Entries:
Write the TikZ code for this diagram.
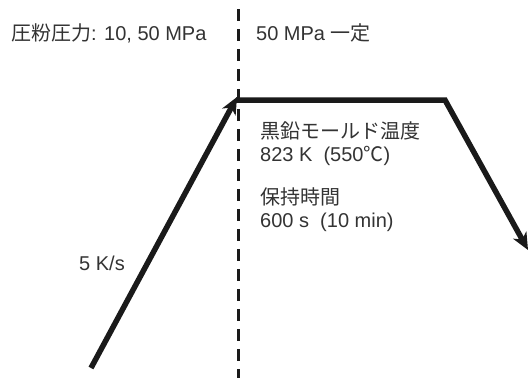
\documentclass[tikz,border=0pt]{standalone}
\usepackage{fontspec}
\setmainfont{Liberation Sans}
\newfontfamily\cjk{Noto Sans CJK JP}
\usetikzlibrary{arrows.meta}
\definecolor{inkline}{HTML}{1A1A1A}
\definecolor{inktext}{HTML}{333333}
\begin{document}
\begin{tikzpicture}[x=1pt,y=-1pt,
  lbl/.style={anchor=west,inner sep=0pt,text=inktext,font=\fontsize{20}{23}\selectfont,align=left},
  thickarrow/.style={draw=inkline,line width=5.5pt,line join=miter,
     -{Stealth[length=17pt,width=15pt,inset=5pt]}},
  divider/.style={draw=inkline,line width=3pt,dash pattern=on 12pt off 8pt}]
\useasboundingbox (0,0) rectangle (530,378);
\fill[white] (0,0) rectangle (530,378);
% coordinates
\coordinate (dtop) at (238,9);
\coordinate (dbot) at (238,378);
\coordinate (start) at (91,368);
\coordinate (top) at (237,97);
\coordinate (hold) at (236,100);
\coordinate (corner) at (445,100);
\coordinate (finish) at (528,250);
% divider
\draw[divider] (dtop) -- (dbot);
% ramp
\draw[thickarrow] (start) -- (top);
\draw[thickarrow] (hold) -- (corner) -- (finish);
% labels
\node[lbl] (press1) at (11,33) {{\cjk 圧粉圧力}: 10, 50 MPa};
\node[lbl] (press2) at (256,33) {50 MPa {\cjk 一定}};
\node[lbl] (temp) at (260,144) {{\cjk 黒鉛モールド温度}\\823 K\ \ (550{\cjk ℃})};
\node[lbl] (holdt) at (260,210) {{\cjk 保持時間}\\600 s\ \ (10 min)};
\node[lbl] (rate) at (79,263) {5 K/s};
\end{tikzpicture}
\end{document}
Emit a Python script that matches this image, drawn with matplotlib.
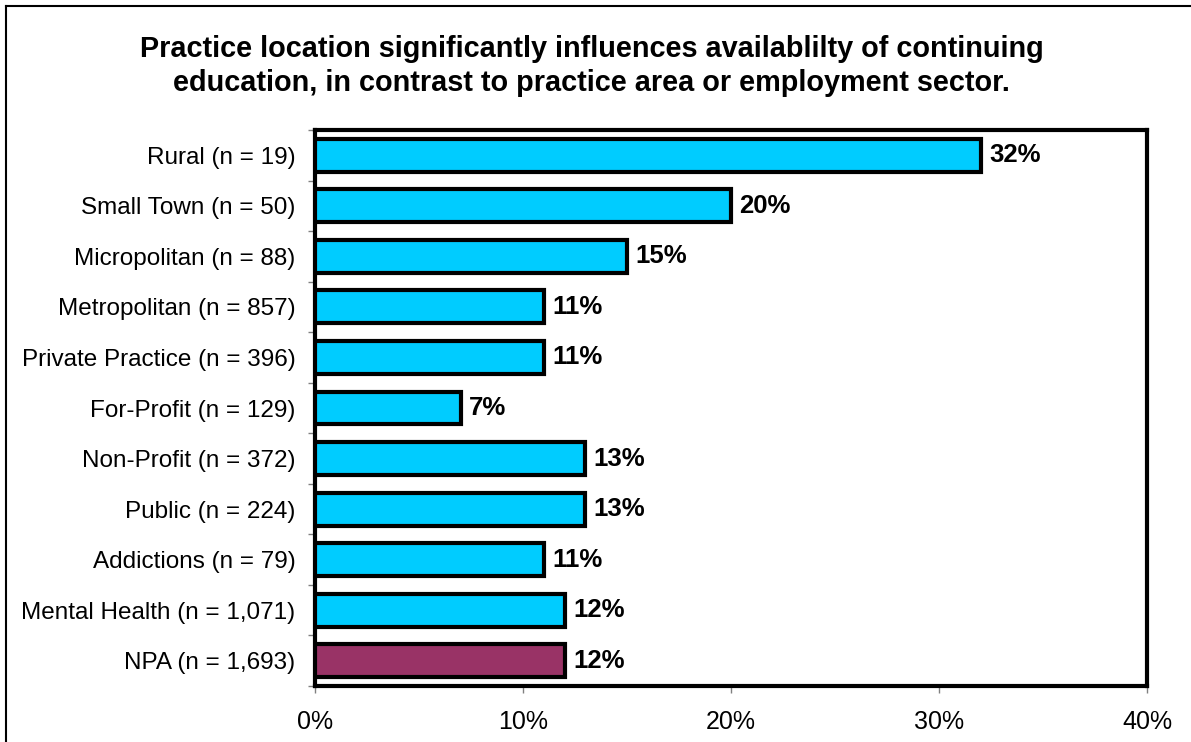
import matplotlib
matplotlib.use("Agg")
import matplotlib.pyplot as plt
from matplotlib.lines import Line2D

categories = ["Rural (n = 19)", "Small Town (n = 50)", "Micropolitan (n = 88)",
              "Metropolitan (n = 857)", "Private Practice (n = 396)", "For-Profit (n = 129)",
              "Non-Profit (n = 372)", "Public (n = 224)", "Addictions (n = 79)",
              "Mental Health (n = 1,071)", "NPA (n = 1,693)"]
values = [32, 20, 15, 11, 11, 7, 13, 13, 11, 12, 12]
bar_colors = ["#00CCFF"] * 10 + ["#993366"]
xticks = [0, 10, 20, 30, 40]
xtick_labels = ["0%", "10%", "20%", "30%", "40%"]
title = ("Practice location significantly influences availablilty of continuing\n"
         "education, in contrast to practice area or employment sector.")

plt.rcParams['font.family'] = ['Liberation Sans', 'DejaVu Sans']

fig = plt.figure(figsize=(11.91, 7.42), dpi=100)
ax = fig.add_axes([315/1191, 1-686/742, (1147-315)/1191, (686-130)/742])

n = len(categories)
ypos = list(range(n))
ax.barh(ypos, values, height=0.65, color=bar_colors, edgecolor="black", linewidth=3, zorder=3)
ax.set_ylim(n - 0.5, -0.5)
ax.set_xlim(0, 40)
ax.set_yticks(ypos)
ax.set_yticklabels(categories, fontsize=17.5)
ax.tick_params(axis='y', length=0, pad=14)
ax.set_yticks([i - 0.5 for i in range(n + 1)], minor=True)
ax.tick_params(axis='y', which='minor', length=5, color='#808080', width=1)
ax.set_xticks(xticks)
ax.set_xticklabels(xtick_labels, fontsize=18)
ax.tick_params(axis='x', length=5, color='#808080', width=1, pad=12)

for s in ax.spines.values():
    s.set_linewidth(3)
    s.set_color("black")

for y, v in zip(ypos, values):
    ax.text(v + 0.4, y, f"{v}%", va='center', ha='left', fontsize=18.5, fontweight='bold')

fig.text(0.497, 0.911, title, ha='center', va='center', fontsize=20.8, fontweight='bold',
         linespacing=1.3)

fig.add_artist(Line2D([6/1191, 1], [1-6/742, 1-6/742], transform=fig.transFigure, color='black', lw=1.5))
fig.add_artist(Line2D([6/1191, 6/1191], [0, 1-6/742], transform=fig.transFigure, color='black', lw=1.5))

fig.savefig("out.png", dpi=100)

Description of the task: From the data above, copy out every line with the string "this" in it.

Solution to the problem:
Write the TikZ code for this diagram.
Emit a Python script that matches this image, drawn with matplotlib.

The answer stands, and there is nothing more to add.